Enflasyon artışı ve hayat pahalılığının 22 yılda bir türlü önlenemediğini iddia eden Kocamaz, “Hiç kimsenin inanmadığı ve itibar etmediği TÜİK’e göre bile Mayıs ayı enflasyon oranı yüzde 75; Haziran ayı enflasyon oranı yüzde 71,60 olarak gerçekleşmiştir. Türkiye yüksek enflasyon rakamlarıyla dünyada ilk sıralarda yer almaya başlamış, yüksek enflasyon ve kur etkisiyle değer kaybeden TL karşısında yaşamak iyice zorlaşmıştır. Artan enflasyon ve hayat pahalılığı karşısında maaş artışları ise çok düşük kalmıştır. Emeklilerin büyük bir kısmı 10.000 TL ve altında kalan maaşlarıyla zorlu bir hayat mücadelesi vermektedir. Hayat pahalılığı ülkemizde yoksulluğu her geçen gün artırmış; işçi, memur ve emeklilerimiz bugün hem açlık hem de yoksulluk sınırı altında bir maaşla geçim mücadelesi vermektedir. Yüksek fiyatları nedeniyle tüketicinin meyve, sebze ve gıda ürünlerine ulaşımı zorlaşmış, çiftçiler ürettikleri ürünün maliyetini karşılayamazken tüketiciler yüksek fiyatları nedeniyle bu ürünlere ulaşamamakta, bu da ayrı bir sorun oluşturmaktadır. Yaşanan hayat pahalılığı ve yüksek zamlar karşısında yoksulluk artmış, sosyal yardıma muhtaç olanlarda patlama yaşanmıştır. 2002 yılında 1 milyon olan sosyal yardım alan hane sayısı ile övünen Aile ve Sosyal Politikalar eski Bakanı Sayın Derya Yanık, 2021 yılından sonra 5 milyon 900 bin kişiye yükseldiğini açıklamıştır. Bu, övünülecek bir durum değil, tam tersine sizin açınızdan utanılacak bir durumdur. Böylece toplumun önemli bir kesimi bu Hükûmet döneminde sosyal yardım alamadan, almadan yaşayamaz, hayatını idame ettiremez hâle gelmiştir” şeklinde konuştu.

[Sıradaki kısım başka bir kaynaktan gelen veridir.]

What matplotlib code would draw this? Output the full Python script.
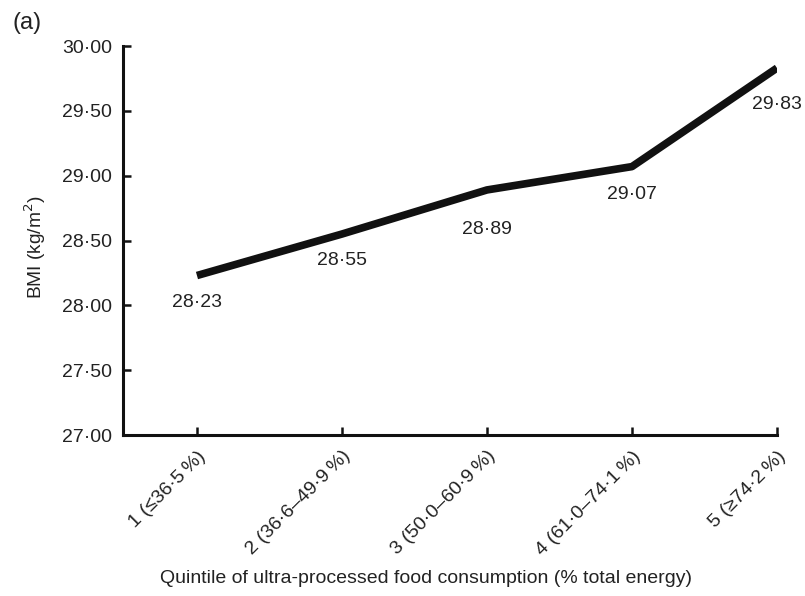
import matplotlib
matplotlib.use("Agg")
import matplotlib.pyplot as plt

quintiles = [1, 2, 3, 4, 5]
tick_labels = ["1 (\u226436\u00b75\u2009%)", "2 (36\u00b76\u201349\u00b79\u2009%)", "3 (50\u00b70\u201360\u00b79\u2009%)",
               "4 (61\u00b70\u201374\u00b71\u2009%)", "5 (\u226574\u00b72\u2009%)"]
bmi = [28.23, 28.55, 28.89, 29.07, 29.83]
label_offsets = [-27, -26, -40, -28, -36]  # pixels below point
y_ticks = [27.0, 27.5, 28.0, 28.5, 29.0, 29.5, 30.0]

plt.rcParams['font.family'] = ['Liberation Sans', 'DejaVu Sans']

fig = plt.figure(figsize=(8.05, 5.96), dpi=100)
ax = fig.add_axes([0.1528, 0.2701, 0.8124, 0.6527])

ax.plot(quintiles, bmi, color='#111111', lw=5.5, solid_capstyle='butt', solid_joinstyle='round')

for x, y, off in zip(quintiles, bmi, label_offsets):
    ax.annotate(f"{y:.2f}".replace('.', '\u00b7'), (x, y), xytext=(0, off * 0.72),
                textcoords='offset points', ha='center', va='center', fontsize=14, color='#222222')

ax.set_xlim(0.49, 5.0)
ax.set_ylim(27.0, 30.0)
ax.set_yticks(y_ticks)
ax.set_yticklabels([f"{v:.2f}".replace('.', '\u00b7') for v in y_ticks])
ax.set_xticks(quintiles)
ax.set_xticklabels(tick_labels, rotation=45, ha='right', rotation_mode='anchor')

for s in ['top', 'right']:
    ax.spines[s].set_visible(False)
for s in ['left', 'bottom']:
    ax.spines[s].set_linewidth(2.2)
    ax.spines[s].set_color('#111111')
    ax.spines[s].set_capstyle('projecting')

ax.tick_params(axis='both', direction='in', length=6, width=1.8, color='#111111',
               labelsize=14, labelcolor='#222222')
ax.tick_params(axis='y', pad=8)
ax.tick_params(axis='x', pad=9)

ax.set_ylabel("BMI (kg/m$^{2}$)", fontsize=13.8, color='#222222')
ax.yaxis.set_label_coords(-0.115, 0.483)
ax.set_xlabel("Quintile of ultra-processed food consumption (% total energy)", fontsize=14,
              color='#222222')
ax.xaxis.set_label_coords(0.463, -0.348)

fig.text(0.015, 0.962, "(a)", fontsize=17, color='#222222', va='center', ha='left')

fig.savefig("out.png", dpi=100)
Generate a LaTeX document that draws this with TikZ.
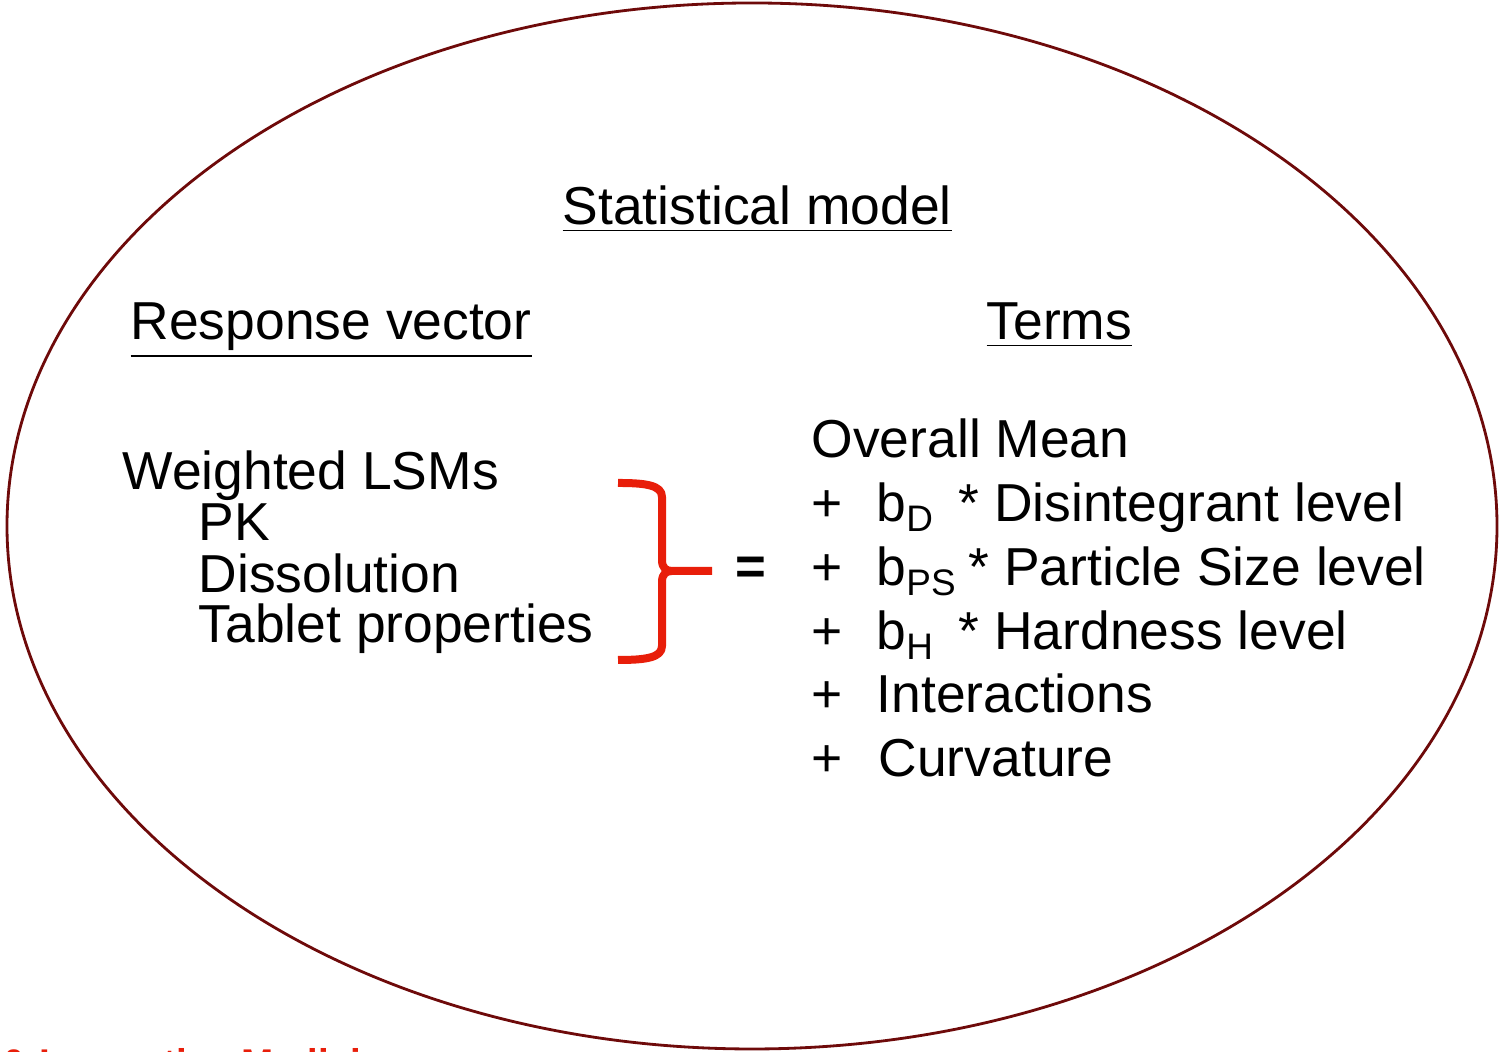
\documentclass[tikz,border=0pt]{standalone}
\usepackage{fontspec}
\setmainfont{Liberation Sans}
\usepackage{xcolor}

\definecolor{ringred}{RGB}{110,10,10}
\definecolor{bracered}{RGB}{232,30,10}

\newcommand{\lowsub}[1]{\raisebox{-2.6pt}{\fontsize{10.5}{12}\selectfont #1}}

\tikzset{
  txt/.style={inner sep=0pt, anchor=base west, font=\fontsize{15.2}{18}\selectfont},
  brace/.style={line width=0.08cm, bracered, line join=round}
}

\begin{document}
\begin{tikzpicture}

% Cadre de la page
\clip (0,0) rectangle (15.01,10.52);

% Ellipse du modele
\draw[line width=0.8pt, ringred] (7.52,5.26) ellipse [x radius=7.45, y radius=5.23];

% Titres
\node[txt] (title) at (5.62,8.27) {\underline{Statistical model}};
\node[txt] (resp) at (1.30,7.12) {\underline{Response vector}};
\node[txt] (terms) at (9.86,7.12) {\underline{Terms}};

% Reponses
\node[txt] (lsm) at (1.22,5.62) {Weighted LSMs};
\node[txt] (pk) at (1.98,5.11) {PK};
\node[txt] (diss) at (1.98,4.59) {Dissolution};
\node[txt] (tab) at (1.98,4.09) {Tablet properties};

% Accolade et signe egal
\draw[brace] (6.18,5.69) .. controls (6.45,5.69) and (6.62,5.67) .. (6.62,5.55)
  -- (6.62,4.92) .. controls (6.62,4.84) and (6.66,4.81) .. (6.72,4.81) -- (7.12,4.81);
\draw[brace] (6.72,4.81) .. controls (6.66,4.81) and (6.62,4.78) .. (6.62,4.70)
  -- (6.62,4.06) .. controls (6.62,3.94) and (6.45,3.92) .. (6.18,3.92);
\node[inner sep=0pt, font=\fontsize{15}{18}\selectfont\bfseries] (eq) at (7.51,4.81) {=};

% Termes
\node[txt] (mean) at (8.11,5.94) {Overall Mean};
\foreach \y [count=\i] in {5.30,4.66,4.02,3.39,2.75}
  \node[txt] (plus\i) at (8.11,\y) {+};
\node[txt] (bd) at (8.76,5.30) {b\lowsub{D}};
\node[txt] (td) at (9.58,5.30) {* Disintegrant level};
\node[txt] (bps) at (8.76,4.66) {b\lowsub{PS}};
\node[txt] (tps) at (9.68,4.66) {* Particle Size level};
\node[txt] (bh) at (8.76,4.02) {b\lowsub{H}};
\node[txt] (th) at (9.58,4.02) {* Hardness level};
\node[txt] (inter) at (8.76,3.39) {Interactions};
\node[txt] (curv) at (8.78,2.75) {Curvature};

% Pied de page
\node[inner sep=0pt, anchor=base west, text=bracered, font=\fontsize{11}{13}\selectfont\bfseries] (foot) at (0,-0.25) {\& Innovative Medicine};

\end{tikzpicture}
\end{document}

“EMEKLİ MAAŞI TAMAMEN YOK OLDU”
Artan hayat pahalılığı ve yüksek zamlar karşılığında 17 bin 2 TL'lik asgari ücretin eridiğini, 10 bin TL ve altındaki emekli maaşının ise tamamen yok olduğuna dikkat çeken Kocamaz, “İşçi ve memur kesimi hayat pahalılığıyla boğuşmaktadır. 17 bin 2 TL olan asgari ücret bugün 3 bin 145 TL eriyerek 13 bin 850 TL'ye düşerken, 10 bin TL olan emekli maaşı bin 850 TL eriyerek 8 bin 150 TL'ye kadar düşmüştür. Buna rağmen Sayın Şimşek hiç Allah'tan korkmadan verilen asgari ücreti yeterli, hatta yüksek olarak nitelendirebilmektedir. Bu erime karşısında asgari ücretliler için Sayın Şimşek her ne kadar “Zam düşünmüyoruz.” dese de temmuz ayında bir ara zam, mecburi ve kaçınılmaz hâle gelmiştir. Sayın Başkan, değerli milletvekilleri; haziran ve temmuz ayları AK Parti Hükûmetinin âdeta en çok sevdiği aylar hâline gelmiştir. Hükûmet, bu iki ayı her yıl fırsata dönüştürmektedir. Hükûmet işçi, memur ve emekli maaşlarına etki edecek olan enflasyon rakamını haziran ayında TÜİK marifetiyle sürekli olarak düşük göstermekte, temmuz ayını ise işçi, memur ve emeklilere yapmış olduğu düşük zamları daha ceplerine girmeden geri alarak fırsata dönüştürmektedir. Memur ve memur emekli aylıklarına yüzde 19,31 oranında, işçi ve BAĞ-KUR emeklisine yüzde 24,73 oranında zam öngören Hükûmet, her yıl olduğu gibi bu yıl da 1 Temmuzdan itibaren her türlü ürüne zam yapmaya başlamış; mesela elektrik yüzde 38 zamlanmış, kira artış oranı yüzde 65,07’ye yükselmiş, benzin ve motorine 19,49 oranında ÖTV zammı yapmıştır. Akaryakıt zammı demek zaten piyasada iğneden ipliğe zam demektir. Son akaryakıt zammından sonra genel seçim öncesinde litresi 18,63 TL olan motorinin litresi bir yılda 44,65’e, benzinin litresi de 19,81’den 44,72’ye yükselmiştir. Böylece, 44,65’lik motorinin 18,03 TL’si ÖTV ve KDV’den oluşan vergi hâline gelmiştir. Yapılan yüksek zamlar ve düşük maaş artışları karşısında insanlar her gün yataklarına aç girmeye ve uykusuz gecelere mahkûm edilmiştir. Elektrik, akaryakıt zamları ve yüksek kira artışı tam bir vicdansızlık örneği olmuştur ve mutlaka geri alınmalıdır” diye konuştu.